I love the idea that we can 1. Take covariant derivative, then contract or 2. Contract, then take covariant derivative and get the same answer. It sounds like commuting over contraction. But unfortunately I get 1. $$
\sum_\lambda \nabla_\mu T^\lambda_{\ \ \lambda \rho}=\nabla_\mu (T^\lambda_{\ \ \lambda \rho})
$$ and 2. $$
\nabla_\mu \sum_\lambda T^\lambda_{\ \ \lambda \rho}=\nabla_\mu T^\lambda_{\ \ \lambda \rho}=\nabla_\mu ( T^\lambda_{\ \ \lambda \rho})
$$So, sadly, this appears to be a statement of the obvious. I also wrote the summations out explicitly and 1 and 2 are the same by the linearity rule (1).

Going back to

It does not come from (3), it comes from requiring that the connection is metric compatible, i.e., that $\nabla g = 0$, which is a completely separate condition (and after that it follows from (2) and (3)). (3) is a requirement for any connection.

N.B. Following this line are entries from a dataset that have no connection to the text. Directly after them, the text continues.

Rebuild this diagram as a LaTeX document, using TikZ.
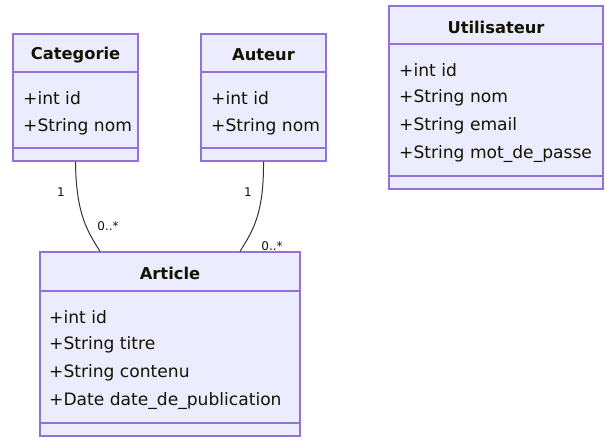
\documentclass[tikz,border=0pt]{standalone}
\usepackage{fontspec}
\setmainfont{DejaVu Sans}
\usetikzlibrary{positioning}

\definecolor{classfill}{HTML}{ECECFF}
\definecolor{classline}{HTML}{9370DB}
\definecolor{textcol}{HTML}{131300}
\definecolor{linkcol}{HTML}{333333}

\begin{document}
\begin{tikzpicture}[
    x=1pt, y=-1pt,
    classbox/.style={draw=classline, fill=classfill, line width=1.3pt, inner sep=0pt},
    sepline/.style={draw=classline, line width=1.3pt},
    title/.style={font=\bfseries\fontsize{16.3}{18}\selectfont, text=textcol, inner sep=0pt},
    attr/.style={font=\fontsize{17.1}{19}\selectfont, text=textcol, anchor=west, inner sep=0pt},
    card/.style={font=\fontsize{12}{13}\selectfont, text=textcol, inner sep=0pt},
    link/.style={draw=linkcol, line width=1pt}
]
    \useasboundingbox (0,0) rectangle (607,447);

    % Categorie
    \node[classbox, minimum width=125pt, minimum height=127pt] (cat) at (75.5,97.5) {};
    \node[title] (catT) at (75.5,55) {Categorie};
    \draw[sepline] (13,72) -- (138,72);
    \draw[sepline] (13,148) -- (138,148);
    \node[attr] (catA1) at (23,98) {+int id};
    \node[attr] (catA2) at (23,127) {+String nom};

    % Auteur
    \node[classbox, minimum width=125pt, minimum height=127pt] (aut) at (263.5,97.5) {};
    \node[title] (autT) at (263.5,55) {Auteur};
    \draw[sepline] (201,72) -- (326,72);
    \draw[sepline] (201,148) -- (326,148);
    \node[attr] (autA1) at (211,98) {+int id};
    \node[attr] (autA2) at (211,127) {+String nom};

    % Utilisateur
    \node[classbox, minimum width=214pt, minimum height=183pt] (usr) at (496,97.5) {};
    \node[title] (usrT) at (496,27) {Utilisateur};
    \draw[sepline] (389,44) -- (603,44);
    \draw[sepline] (389,176) -- (603,176);
    \node[attr] (usrA1) at (399,70) {+int id};
    \node[attr] (usrA2) at (399,98) {+String nom};
    \node[attr] (usrA3) at (399,126) {+String email};
    \node[attr] (usrA4) at (399,154) {+String mot\_de\_passe};

    % Article
    \node[classbox, minimum width=260pt, minimum height=184pt] (art) at (170,344) {};
    \node[title] (artT) at (170,273) {Article};
    \draw[sepline] (40,291) -- (300,291);
    \draw[sepline] (40,423) -- (300,423);
    \node[attr] (artA1) at (49,317) {+int id};
    \node[attr] (artA2) at (49,345) {+String titre};
    \node[attr] (artA3) at (49,373) {+String contenu};
    \node[attr] (artA4) at (49,401) {+Date date\_de\_publication};

    % associations
    \draw[link] (cat.south) .. controls (76,215) and (88,232) .. ([xshift=-70pt]art.north);
    \draw[link] (aut.south) .. controls (264,215) and (252,232) .. ([xshift=70pt]art.north);

    \node[card] (c1) at (61,192) {1};
    \node[card] (c2) at (108,226) {0..*};
    \node[card] (c3) at (248,192) {1};
    \node[card] (c4) at (272,246) {0..*};
\end{tikzpicture}
\end{document}
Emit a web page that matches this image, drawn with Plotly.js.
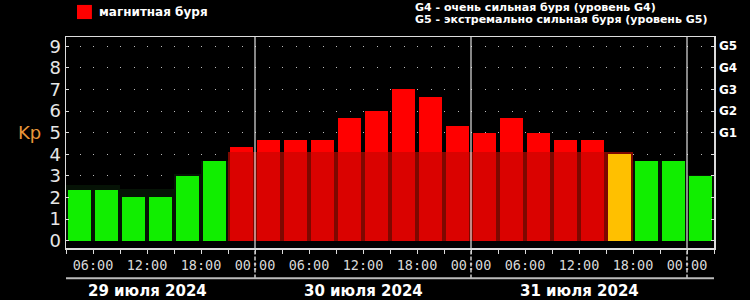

A thousand apologies: I made a mistake in the equation I found and omitted the last part. It is (3.24) in the book and should have been: $$
g_{\mu \lambda} \nabla_\rho V^\lambda = \nabla_\rho (g_{\lambda \mu} V^\lambda) = \nabla_\rho V_\mu
$$ Leibniz (2) gives $$
\nabla_\rho (g_{\lambda \mu} V^\lambda) = V^\lambda \nabla_\rho g_{\lambda \mu} + g_{\lambda \mu} \nabla_\rho V^\lambda
$$ and metric compatibility (which Orodruin cleverly detected) makes $\nabla_\rho g$ vanish. The next step is $$
g_{\lambda \mu} \nabla_\rho V^\lambda = \nabla_\rho V_\mu
$$which is using (3)??
So the use of rules is in a slightly different order to what Orodruin suggested. But it's a miracle to get so far with a wrong and incomplete equation. That usage of (3) (which does not depend on the fact that the metric was the tensor involved) makes me want to rewrite it as:$$
T \nabla_\rho S = \nabla_\rho TS
$$ if an index in $T$ and $S$ is contracted. Indices have been omitted in the above expression, but I don't know how to put them in in a general enough way. (They could be many up or down indices.) This is a generalisation of what StevenDaryl wrote yesterday: $g^{\lambda \nu} (\nabla_\mu T_{\nu \lambda \rho}) = \nabla_\mu (g^{\lambda \nu} T_{\nu \lambda \rho})$.